Copy out all lines of the records in which the word "script" appears.

▶ Records with drawing code
────────────────────

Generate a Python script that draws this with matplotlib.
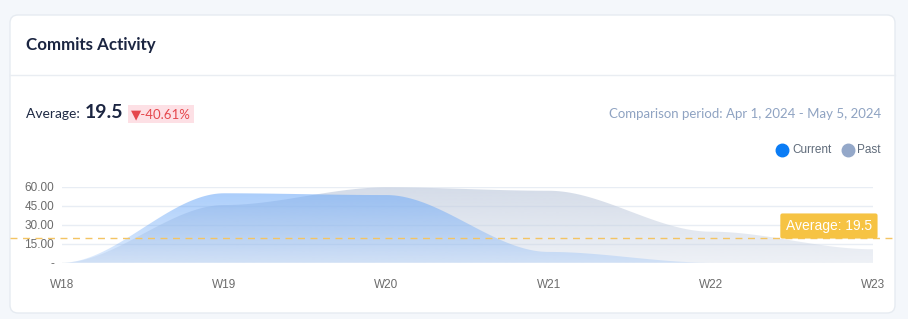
import numpy as np
import matplotlib
matplotlib.use("Agg")
import matplotlib.pyplot as plt
from matplotlib.patches import FancyBboxPatch, Polygon
from matplotlib.transforms import IdentityTransform, blended_transform_factory
from matplotlib.lines import Line2D

# data
weeks = ["W18", "W19", "W20", "W21", "W22", "W23"]
current = [0, 54.8, 53.4, 8.5, 0, 0]
past = [0, 45.5, 59.5, 56.8, 24.5, 10.6]
average = 19.5
y_ticks = [0, 15, 30, 45, 60]
y_tick_labels = ["-", "15.00", "30.00", "45.00", "60.00"]

W, H = 908, 319


def fx(px):
    return px / W


def fy(py):
    return 1 - py / H


def smooth(y, n=60):
    # smooth edge with flat tangents at each point (drawing only)
    xs, ys = [], []
    for i in range(len(y) - 1):
        s = np.linspace(0, 1, n, endpoint=(i == len(y) - 2))
        xs.append(i + s)
        ys.append(y[i] + (y[i + 1] - y[i]) * (3 * s**2 - 2 * s**3))
    return np.concatenate(xs), np.concatenate(ys)


def gradient_fill(ax, x, y, rgb, a_top, a_bottom, z):
    verts = np.column_stack([np.r_[x[0], x, x[-1]], np.r_[0, y, 0]])
    poly = Polygon(verts, closed=True, fc="none", ec="none", transform=ax.transData)
    ax.add_patch(poly)
    img = np.zeros((100, 1, 4))
    img[:, :, :3] = matplotlib.colors.to_rgb(rgb)
    img[:, 0, 3] = np.linspace(a_top, a_bottom, 100)
    im = ax.imshow(img, aspect="auto", extent=[0, len(weeks) - 1, 0, 60],
                   origin="upper", zorder=z, interpolation="bilinear")
    im.set_clip_path(poly)


fig = plt.figure(figsize=(W / 100, H / 100), dpi=100)
fig.patch.set_facecolor("#f4f7fb")

# card
card = FancyBboxPatch((10, H - 313), 885, 298, boxstyle="round,pad=0,rounding_size=8",
                      transform=IdentityTransform(), fc="white", ec="#e6ebf1", lw=1,
                      zorder=-2)
fig.add_artist(card)
fig.add_artist(Line2D([fx(10), fx(895)], [fy(75), fy(75)], color="#e9edf2", lw=1, zorder=-1))

fig.text(fx(26), fy(45), "Commits Activity", fontsize=12.2, fontweight="bold",
         color="#1b2541", va="center", family="Lato")
fig.text(fx(26), fy(114), "Average: ", fontsize=10, color="#1f2a44", va="center", family="Lato")
fig.text(fx(85), fy(113), "19.5", fontsize=14, fontweight="bold", color="#1b2541",
         va="center", family="Lato")
fig.text(fx(131), fy(114), "\u25bc-40.61%", fontsize=9.5, color="#e5484d", va="center",
         family=["Lato", "DejaVu Sans"],
         bbox=dict(boxstyle="square,pad=0.25", fc="#fde0e5", ec="none"))
fig.text(fx(881), fy(114), "Comparison period: Apr 1, 2024 - May 5, 2024", fontsize=9.5,
         color="#8fa3c2", ha="right", va="center", family="Lato")

# legend
fig.add_artist(Line2D([fx(782)], [fy(150)], marker="o", ms=9, color="#0a7cf5", lw=0))
fig.text(fx(792), fy(150), "Current", fontsize=8.5, color="#5f6b7a", va="center",
         family="Liberation Sans")
fig.add_artist(Line2D([fx(848)], [fy(150)], marker="o", ms=9, color="#94a8c9", lw=0))
fig.text(fx(857), fy(150), "Past", fontsize=8.5, color="#5f6b7a", va="center",
         family="Liberation Sans")

# plot area
ax = fig.add_axes([fx(62), fy(262.7), (873 - 62) / W, (262.7 - 186.7) / H])
ax.set_xlim(0, len(weeks) - 1)
ax.set_ylim(0, 60)
ax.patch.set_alpha(0)
for s in ax.spines.values():
    s.set_visible(False)

for v in y_ticks:
    ax.axhline(v, color="#e8edf4", lw=1, zorder=1)

xp, yp = smooth(past)
xc, yc = smooth(current)
gradient_fill(ax, xp, yp, "#c6d0e1", 0.75, 0.3, 2)
gradient_fill(ax, xc, yc, "#6ba8f8", 0.6, 0.22, 3)

ax.set_xticks(range(len(weeks)))
ax.set_xticklabels(weeks)
ax.set_yticks(y_ticks)
ax.set_yticklabels(y_tick_labels)
ax.tick_params(length=0, labelsize=8.5, labelcolor="#6b6b6b")
ax.tick_params(axis="x", pad=12)
ax.tick_params(axis="y", pad=5.8)
for lab in ax.get_xticklabels() + ax.get_yticklabels():
    lab.set_family("Liberation Sans")

# average line spanning the card
tr = blended_transform_factory(fig.transFigure, ax.transData)
ax.add_line(Line2D([fx(10), fx(895)], [average, average], transform=tr, clip_on=False,
                   color="#f4c463", lw=1, ls=(0, (5, 4)), zorder=4))
fig.text(fx(872), fy(226), "Average: 19.5", ha="right", va="center",
         fontsize=10, color="white", family="Liberation Sans", zorder=5,
         bbox=dict(boxstyle="round,pad=0.4,rounding_size=0.15", fc="#f6c343", ec="none"))

fig.savefig("out.png", dpi=100, facecolor=fig.get_facecolor())
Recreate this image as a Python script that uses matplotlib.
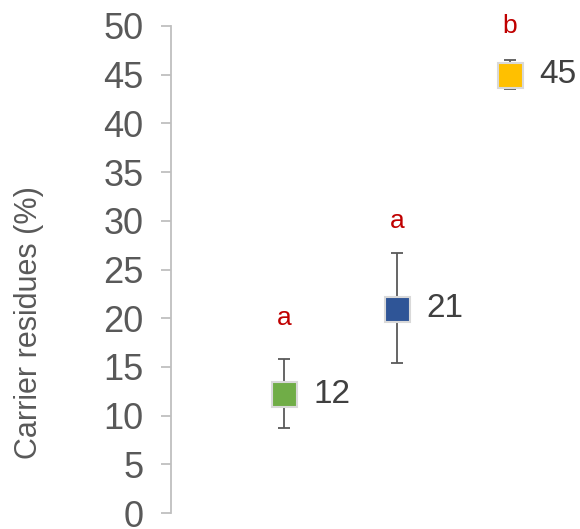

────────────────────

▶ Exercise answer
Generate a Python script that draws this with matplotlib.
Recreate this image as a Python script that uses matplotlib.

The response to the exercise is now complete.